Otieno’s family has previously raised concerns about his treatment, with his mother telling the Richmond Times-Dispatch for a story published Saturday that “something went wrong” while he was in the government’s custody.
“The family is grief-stricken after learning of the brutal nature of Ivor’s death and his inhumane treatment in the hours preceding his death. The public, and experienced mental health professionals alike, will be appalled when the facts of this case are fully disclosed,” Mark Krudys, an attorney for the family, said in a statement, spelling Otieno’s first name as he said the family refers to him.
Otieno, whose family is from Kenya, was a deeply loved and well-regarded young man, an aspiring musician who had been a well-known high school athlete in the area, Krudys said.
Henrico County Police have previously said in a news release that officers responding to a report of a possible burglary on March 3 identified Otieno as a potential suspect. Based on their interaction with and observations of Otieno, officers put him under an emergency custody order. He was taken to a hospital for evaluation, the news release issued Friday said.
At the hospital, Otieno “became physically assaultive toward officers, who arrested him” and took him to a local jail, which is managed by the Henrico Sheriff’s Office, where he was served with several charges.
Baskervill’s statement said Henrico sheriff’s office employees took him to Central State Hospital, located south of Richmond, just before 4 p.m. on March 6 to be admitted. Around 7:30 p.m., state police were called to investigate his death.

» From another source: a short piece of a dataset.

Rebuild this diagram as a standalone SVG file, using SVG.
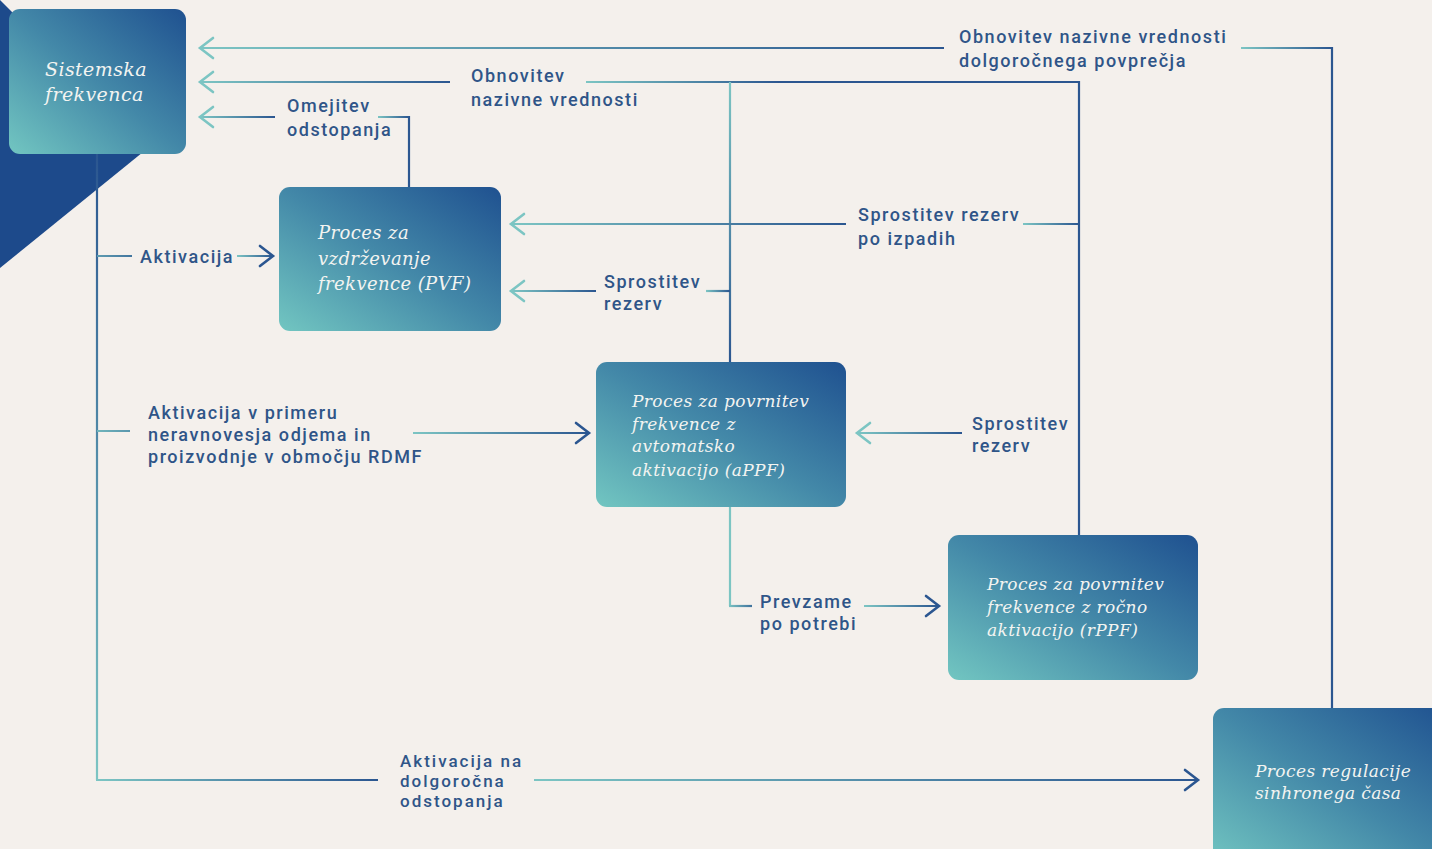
<svg xmlns="http://www.w3.org/2000/svg" width="1432" height="849" viewBox="0 0 1432 849">
  <style>
    .lbl { font-family: Roboto, "Noto Sans", "Liberation Sans", sans-serif; font-weight: 500; font-size: 18px; letter-spacing: 1.55px; fill: #2f5588; }
    .sm { font-size: 17px; letter-spacing: 2px; }
    .box-t { font-family: "DejaVu Serif", "Liberation Serif", serif; font-style: italic; font-size: 17px; letter-spacing: 0.4px; fill: #f3f4f1; }
    .ln { fill: none; stroke-width: 2.2; }
    .box { fill: url(#boxg); }
  </style>
  <defs>
    <linearGradient id="boxg" x1="0" y1="1" x2="1" y2="0">
      <stop offset="0" stop-color="#72c6c1"/>
      <stop offset="0.5" stop-color="#4388a8"/>
      <stop offset="1" stop-color="#1f5190"/>
    </linearGradient>
    <linearGradient id="tb">
      <stop offset="0" stop-color="#7cc5c3"/>
      <stop offset="1" stop-color="#2b5690"/>
    </linearGradient>
    <linearGradient id="g1" href="#tb" gradientUnits="userSpaceOnUse" x1="200" y1="0" x2="944" y2="0"/>
    <linearGradient id="g2" href="#tb" gradientUnits="userSpaceOnUse" x1="1241" y1="0" x2="1332" y2="0"/>
    <linearGradient id="g3" href="#tb" gradientUnits="userSpaceOnUse" x1="200" y1="0" x2="450" y2="0"/>
    <linearGradient id="g4" href="#tb" gradientUnits="userSpaceOnUse" x1="586" y1="0" x2="780" y2="0"/>
    <linearGradient id="g5" href="#tb" gradientUnits="userSpaceOnUse" x1="0" y1="82" x2="0" y2="362"/>
    <linearGradient id="g6" href="#tb" gradientUnits="userSpaceOnUse" x1="200" y1="0" x2="275" y2="0"/>
    <linearGradient id="g7" href="#tb" gradientUnits="userSpaceOnUse" x1="378" y1="0" x2="409" y2="0"/>
    <linearGradient id="g8" href="#tb" gradientUnits="userSpaceOnUse" x1="512" y1="0" x2="846" y2="0"/>
    <linearGradient id="g9" href="#tb" gradientUnits="userSpaceOnUse" x1="1023" y1="0" x2="1079" y2="0"/>
    <linearGradient id="g10" href="#tb" gradientUnits="userSpaceOnUse" x1="512" y1="0" x2="596" y2="0"/>
    <linearGradient id="g11" href="#tb" gradientUnits="userSpaceOnUse" x1="706" y1="0" x2="730" y2="0"/>
    <linearGradient id="g12" href="#tb" gradientUnits="userSpaceOnUse" x1="858" y1="0" x2="962" y2="0"/>
    <linearGradient id="g13" href="#tb" gradientUnits="userSpaceOnUse" x1="0" y1="780" x2="0" y2="154"/>
    <linearGradient id="g14" href="#tb" gradientUnits="userSpaceOnUse" x1="97" y1="0" x2="378" y2="0"/>
    <linearGradient id="g15" href="#tb" gradientUnits="userSpaceOnUse" x1="534" y1="0" x2="1197" y2="0"/>
    <linearGradient id="g16" href="#tb" gradientUnits="userSpaceOnUse" x1="60" y1="0" x2="160" y2="0"/>
    <linearGradient id="g17" href="#tb" gradientUnits="userSpaceOnUse" x1="237" y1="0" x2="272" y2="0"/>
    <linearGradient id="g18" href="#tb" gradientUnits="userSpaceOnUse" x1="80" y1="0" x2="200" y2="0"/>
    <linearGradient id="g19" href="#tb" gradientUnits="userSpaceOnUse" x1="413" y1="0" x2="588" y2="0"/>
    <linearGradient id="g20" href="#tb" gradientUnits="userSpaceOnUse" x1="728" y1="0" x2="760" y2="0"/>
    <linearGradient id="g21" href="#tb" gradientUnits="userSpaceOnUse" x1="864" y1="0" x2="938" y2="0"/>
    <marker id="aT" markerUnits="userSpaceOnUse" viewBox="-15 -12 18 24" markerWidth="18" markerHeight="24" refX="0" refY="0" orient="auto">
      <path d="M-13,-10 L0,0 L-13,10" fill="none" stroke="#7cc5c3" stroke-width="2.6" stroke-linecap="round"/>
    </marker>
    <marker id="aB" markerUnits="userSpaceOnUse" viewBox="-15 -12 18 24" markerWidth="18" markerHeight="24" refX="0" refY="0" orient="auto">
      <path d="M-13,-10 L0,0 L-13,10" fill="none" stroke="#2b5690" stroke-width="2.6" stroke-linecap="round"/>
    </marker>
  </defs>

  <rect x="0" y="0" width="1432" height="849" fill="#f4f0ec"/>
  <polygon points="0,0 148,148 0,268" fill="#1d4a8b"/>

  <g id="connectors">
    <path class="ln" stroke="url(#g2)" d="M1332,708 V48 H1241"/>
    <path class="ln" stroke="url(#g1)" d="M944,48 H200" marker-end="url(#aT)"/>
    <path class="ln" stroke="#2b5690" d="M1079,535 V82 H760"/>
    <path class="ln" stroke="url(#g4)" d="M780,82 H586"/>
    <path class="ln" stroke="url(#g5)" d="M730,362 V82"/>
    <path class="ln" stroke="url(#g3)" d="M450,82 H200" marker-end="url(#aT)"/>
    <path class="ln" stroke="url(#g7)" d="M409,187 V117 H378"/>
    <path class="ln" stroke="url(#g6)" d="M275,117 H200" marker-end="url(#aT)"/>
    <path class="ln" stroke="url(#g9)" d="M1079,224 H1023"/>
    <path class="ln" stroke="url(#g8)" d="M846,224 H511" marker-end="url(#aT)"/>
    <path class="ln" stroke="url(#g11)" d="M730,291 H706"/>
    <path class="ln" stroke="url(#g10)" d="M596,291 H511" marker-end="url(#aT)"/>
    <path class="ln" stroke="url(#g12)" d="M962,433 H857" marker-end="url(#aT)"/>
    <path class="ln" stroke="url(#g13)" d="M97,154 V780"/>
    <path class="ln" stroke="url(#g14)" d="M96,780 H378"/>
    <path class="ln" stroke="url(#g15)" d="M534,780 H1198" marker-end="url(#aB)"/>
    <path class="ln" stroke="url(#g16)" d="M97,256 H132"/>
    <path class="ln" stroke="url(#g17)" d="M237,256 H273" marker-end="url(#aB)"/>
    <path class="ln" stroke="url(#g18)" d="M97,431 H130"/>
    <path class="ln" stroke="url(#g19)" d="M413,433 H589" marker-end="url(#aB)"/>
    <path class="ln" stroke="#7cc5c3" d="M730,507 V606"/>
    <path class="ln" stroke="url(#g20)" d="M729,606 H752"/>
    <path class="ln" stroke="url(#g21)" d="M864,606 H939" marker-end="url(#aB)"/>
  </g>

  <g id="labels">
    <text class="lbl" x="959" y="43">Obnovitev nazivne vrednosti<tspan x="959" y="67">dolgoročnega povprečja</tspan></text>
    <text class="lbl" x="471" y="82">Obnovitev<tspan x="471" y="106">nazivne vrednosti</tspan></text>
    <text class="lbl" x="287" y="112">Omejitev<tspan x="287" y="136">odstopanja</tspan></text>
    <text class="lbl" x="140" y="263">Aktivacija</text>
    <text class="lbl" x="858" y="221">Sprostitev rezerv<tspan x="858" y="245">po izpadih</tspan></text>
    <text class="lbl" x="604" y="288">Sprostitev<tspan x="604" y="310">rezerv</tspan></text>
    <text class="lbl" x="972" y="430">Sprostitev<tspan x="972" y="452">rezerv</tspan></text>
    <text class="lbl" x="148" y="419">Aktivacija v primeru<tspan x="148" y="441">neravnovesja odjema in</tspan><tspan x="148" y="463">proizvodnje v območju RDMF</tspan></text>
    <text class="lbl" x="760" y="608">Prevzame<tspan x="760" y="630">po potrebi</tspan></text>
    <text class="lbl sm" x="400" y="767">Aktivacija na<tspan x="400" y="787">dolgoročna</tspan><tspan x="400" y="807">odstopanja</tspan></text>
  </g>

  <g id="node-sistemska">
    <rect class="box" x="9" y="9" width="177" height="145" rx="11"/>
    <text class="box-t" x="45" y="76" style="font-size:19px">Sistemska<tspan x="45" y="101">frekvenca</tspan></text>
  </g>
  <g id="node-pvf">
    <rect class="box" x="279" y="187" width="222" height="144" rx="11"/>
    <text class="box-t" x="318" y="239" style="font-size:18px">Proces za<tspan x="318" y="265">vzdrževanje</tspan><tspan x="318" y="290">frekvence (PVF)</tspan></text>
  </g>
  <g id="node-appf">
    <rect class="box" x="596" y="362" width="250" height="145" rx="11"/>
    <text class="box-t" x="632" y="407">Proces za povrnitev<tspan x="632" y="430">frekvence z</tspan><tspan x="632" y="452">avtomatsko</tspan><tspan x="632" y="476">aktivacijo (aPPF)</tspan></text>
  </g>
  <g id="node-rppf">
    <rect class="box" x="948" y="535" width="250" height="145" rx="11"/>
    <text class="box-t" x="987" y="590">Proces za povrnitev<tspan x="987" y="613">frekvence z ročno</tspan><tspan x="987" y="636">aktivacijo (rPPF)</tspan></text>
  </g>
  <g id="node-regulacija">
    <rect class="box" x="1213" y="708" width="240" height="160" rx="11"/>
    <text class="box-t" x="1255" y="777">Proces regulacije<tspan x="1255" y="799">sinhronega časa</tspan></text>
  </g>
</svg>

State police investigators were told Otieno had “become combative during the admission process,” Baskervill’s statement said.
Virginia State Police spokesperson Corinne Geller confirmed Tuesday that the agency’s investigation into the matter remains ongoing. She said state police have obtained hospital security footage as part of their criminal investigative file.
There are no immediate plans to release it, she said.
Henrico County Sheriff Alisa Gregory said in a statement that her office was cooperating fully with state police and conducting its own internal review of the incident. She said seven deputies “who were transferring custody of Mr. Otieno” had been placed on administrative leave.
In a March 8 interview, Gregory told senior reporter Wayne Covil that “we have investigated everything up until the transport and there are no issues with any of their actions… [the deputies] handled things properly and from my personal point of view, they went above and beyond.”
The deputies were expected to be back in Dinwiddie Circuit Court on Tuesday, March 21.